This world-famous baseball stadium has been a staple of the Boston entertainment scene since its opening in 1912. The diamond is flanked on its left side by the Green Monster, an iconic 37-foot (11.28-meter) field wall featuring a manually operated scoreboard. A unique piece of civic history, Fenway Park is one of the oldest Major League Baseball stadiums currently in use, and it proudly hosts the Boston Red Sox. With a seating capacity of over 37,000 spectators, the stadium ripples with excited energy on game days when steadfast local fans cheer proudly for the home team.
Established in the 1870s, Boston's Museum of Fine Arts (MFA) is one of the largest and finest art museums in the United States. This museum's collection is impressive and showcases the work of such masters as Monet and John Singer Sargent. The MFA also has outstanding collections of Impressionist art, early American art and artifacts, and Asian and Egyptian art. The museum regularly hosts lectures, musical performances and films. End your visit with a refreshing coffee or a meal at one of the cafes and restaurants within the museum.
With comfortable seating and stylish purple walls, Somerville Theater is an amazing place to catch the latest blockbusters to hit the big screen. Additionally, the Somerville Theater also hosts concerts and live music events featuring popular regional and international touring acts. A cafe and old-fashioned popcorn stand complete the nostalgic experience. It's no surprise that students and young professionals consider Davis Square such a hip locale.

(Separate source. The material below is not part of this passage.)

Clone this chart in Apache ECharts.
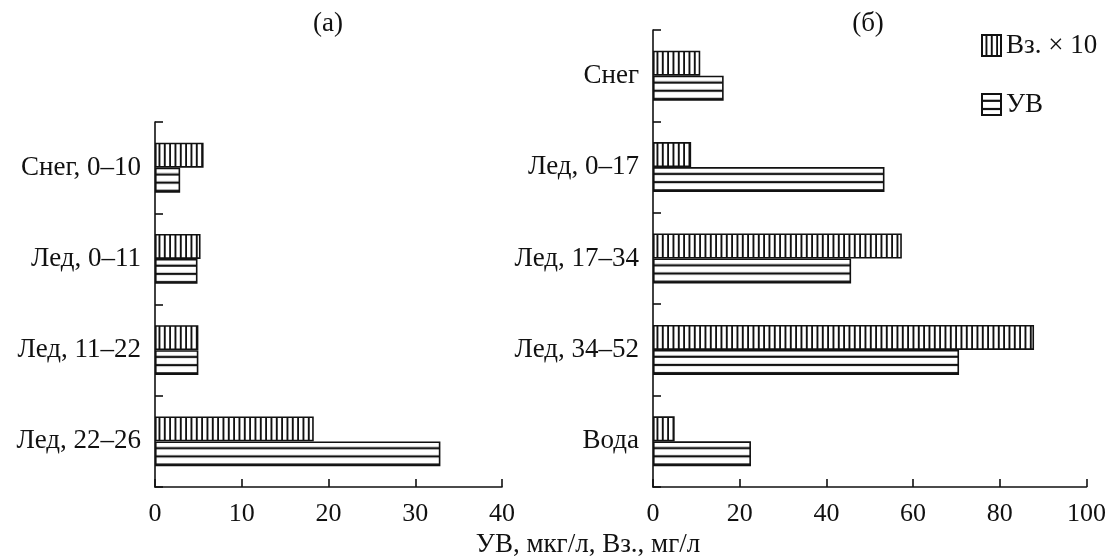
<!DOCTYPE html>
<html><head><meta charset="utf-8">
<script src="https://cdn.jsdelivr.net/npm/echarts@6/dist/echarts.min.js"></script>
<style>html,body{margin:0;padding:0;background:#fff}#c{width:1109px;height:556px}</style>
</head><body><div id="c"></div>
<script>
const catsA = ['Снег, 0–10', 'Лед, 0–11', 'Лед, 11–22', 'Лед, 22–26'];
const uvA = [2.9, 4.9, 5.0, 32.9];
const vzA = [5.6, 5.25, 5.0, 18.3];
const catsB = ['Снег', 'Лед, 0–17', 'Лед, 17–34', 'Лед, 34–52', 'Вода'];
const uvB = [16.3, 53.4, 45.7, 70.6, 22.6];
const vzB = [10.9, 8.8, 57.4, 87.9, 5.0];
const axisA = {min: 0, max: 40, interval: 10};
const axisB = {min: 0, max: 100, interval: 20};
const nameUV = 'УВ';
const nameVz = 'Вз. × 10';

const FONT = 'Liberation Serif, Times New Roman, serif';
const INK = '#111';

function vCanvas() {
  const c = document.createElement('canvas'); c.width = 16; c.height = 4;
  const g = c.getContext('2d'); g.fillStyle = '#fff'; g.fillRect(0, 0, 16, 4);
  g.fillStyle = INK; [0, 5.33, 10.67].forEach(x => g.fillRect(x + 3.5, 0, 1.9, 4));
  return c;
}
function hCanvas(h) {
  const c = document.createElement('canvas'); c.width = 4; c.height = h;
  const g = c.getContext('2d'); g.fillStyle = '#fff'; g.fillRect(0, 0, 4, h);
  g.fillStyle = INK; [6.8, 15, 23.2].forEach(y => g.fillRect(0, y - 1.1, 4, 2.2));
  return c;
}
const VC = vCanvas(), HC = hCanvas(25);
const vPat = (x, y) => ({image: VC, repeat: 'repeat', x: x || 0, y: y || 0});
const hPat = (x, y) => ({image: HC, repeat: 'repeat', x: x || 0, y: y || 0});

const axisLine = {show: true, lineStyle: {color: INK, width: 1.6}};
const axisTick = {show: true, inside: true, length: 8, lineStyle: {color: INK, width: 1.6}};
const tickLbl = {fontFamily: FONT, fontSize: 26, color: INK};
const catLbl = {fontFamily: FONT, fontSize: 27, color: INK};

function xAx(g, a) {
  return Object.assign({gridIndex: g, type: 'value', axisLine, axisTick,
    splitLine: {show: false}, axisLabel: Object.assign({margin: 14}, tickLbl)}, a);
}
function yAx(g, cats) {
  return {gridIndex: g, type: 'category', inverse: true, data: cats, axisLine, axisTick,
    axisLabel: Object.assign({margin: 14}, catLbl)};
}
function ser(name, g, data, pat) {
  return {type: 'bar', name, xAxisIndex: g, yAxisIndex: g, data: data.slice(),
    barWidth: 25, barGap: '0%',
    itemStyle: {color: pat(), borderColor: INK, borderWidth: 1.6}};
}

const chart = echarts.init(document.getElementById('c'), null, {renderer: 'canvas'});
const option = {
  animation: false,
  backgroundColor: '#fff',
  grid: [
    {left: 155, right: 607, top: 122, bottom: 69},
    {left: 653, right: 22, top: 30, bottom: 69}
  ],
  xAxis: [xAx(0, axisA), xAx(1, axisB)],
  yAxis: [yAx(0, catsA), yAx(1, catsB)],
  legend: {
    orient: 'vertical', left: 981, top: 32, padding: 0, itemWidth: 19, itemHeight: 21, itemGap: 32,
    icon: 'rect', textStyle: {fontFamily: FONT, fontSize: 27, color: INK},
    data: [{name: nameVz}, {name: nameUV}]
  },
  graphic: [
    {type: 'text', x: 328, y: 24, style: {text: '(a)', fontFamily: FONT, fontSize: 27, fill: INK, align: 'center', verticalAlign: 'middle'}},
    {type: 'text', x: 868, y: 24, style: {text: '(б)', fontFamily: FONT, fontSize: 27, fill: INK, align: 'center', verticalAlign: 'middle'}},
    {type: 'text', x: 588, y: 545, style: {text: 'УВ, мкг/л, Вз., мг/л', fontFamily: FONT, fontSize: 27, fill: INK, align: 'center', verticalAlign: 'middle'}}
  ],
  series: [
    ser(nameVz, 0, vzA, vPat),
    ser(nameUV, 0, uvA, hPat),
    ser(nameVz, 1, vzB, vPat),
    ser(nameUV, 1, uvB, hPat)
  ]
};
chart.setOption(option);

// align stripe patterns with each bar's own edges (layout taken from ECharts)
const srcs = [vzA, uvA, vzB, uvB];
const upd = srcs.map((arr, s) => {
  const d = chart.getModel().getSeriesByIndex(s).getData();
  const isH = s % 2 === 1;
  return {data: arr.map((v, i) => {
    const L = d.getItemLayout(i);
    const y0 = Math.min(L.y, L.y + L.height), x0 = Math.min(L.x, L.x + L.width);
    return {value: v, itemStyle: {color: isH ? hPat(x0, y0) : vPat(x0, y0)}};
  })};
});
chart.setOption({series: upd});
</script></body></html>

Boston Common is one of America's oldest park in the heart of Boston, offering recreation opportunities and a glimpse into history through numerous monuments to the past. Designated as public space in the 1640s, British soldiers later camped here during the Revolutionary War. Part of the Freedom Trail, the park adjoins the Massachusetts State House and Beacon Hill. A favorite spot is the Frog Pond, which doubles as an ice skating rink. The park is the beginning of the Emerald Necklace, a seven-mile (12-kilometer) string of local parks designed by Frederick Law Olmsted, a popular landscape architect.
President John F. Kennedy's memory is sacred in the minds of many Americans. John F. Kennedy Presidential Library & Museum, a glass pavilion designed by Chinese-American architect I.M. Pei, is dedicated to his memory. Visitors are transported back to the darkest days of the Cold War. A short film recounts JFK's deeds in his own words while the authentic photos and exhibits evoke the brief period in White House history that nostalgic Americans refer to as "the days of Camelot".
Just across Charles Street from the Boston Common, Public Garden is elegantly landscaped with flower beds, lagoons, walking paths and statues, including a notable monument of George Washington on a horse. Admire the natural beauty and watch as couples pose for their wedding photographs on most summer weekends. The children's story 'Make Way for Ducklings' took place here, and there is a popular sculpture of the ducklings in the northeast corner of the park. A ride on their famous Swan Boats is an essential experience for visitors.
Quincy Historical Society is an amazing museum that is conveniently located. The museum is a home to several exhibits that are as old as 400 years. It also houses the history of several musicians, artisans, reformers, several men and women who helped in building ships during wars and a lot more. A great place to know about the history, geography, cultural diversity and living about the earlier settlers of Quincy city. The museum conducts several programs and events who are open to the public.
Located across Spear Street, the Bethany Congregational Church was built way back in 1927. This historical landmark is still intact and welcomes one and all with open arms. Formerly known as the Evangelical Congregational Society of Quincy, it was included in the National Register of Historic Places in 1989.
The Thomas Crane Public Library is located at Quincy, Massachusetts. This city library was established owing to the generous donation of the Crane family in memory of Thomas Crane, a contractor dealing in stone. It hosts many lectures and similar events on a regular basis.
The Hancock Cemetery is a historic burial ground which dates back to 1640. Encompassing an area of 2 acres (0.81 hectare), it has the graves of former presidents' John Adams and John Quincy Adams. Their spouses are also buried at this cemetery.
One of the oldest city halls to still be in function, Quincy City Hall is the seat of Quincy, Massachusetts' government. In 1980, the building, which was constructed in 1844, was added to the National Register of Historic places.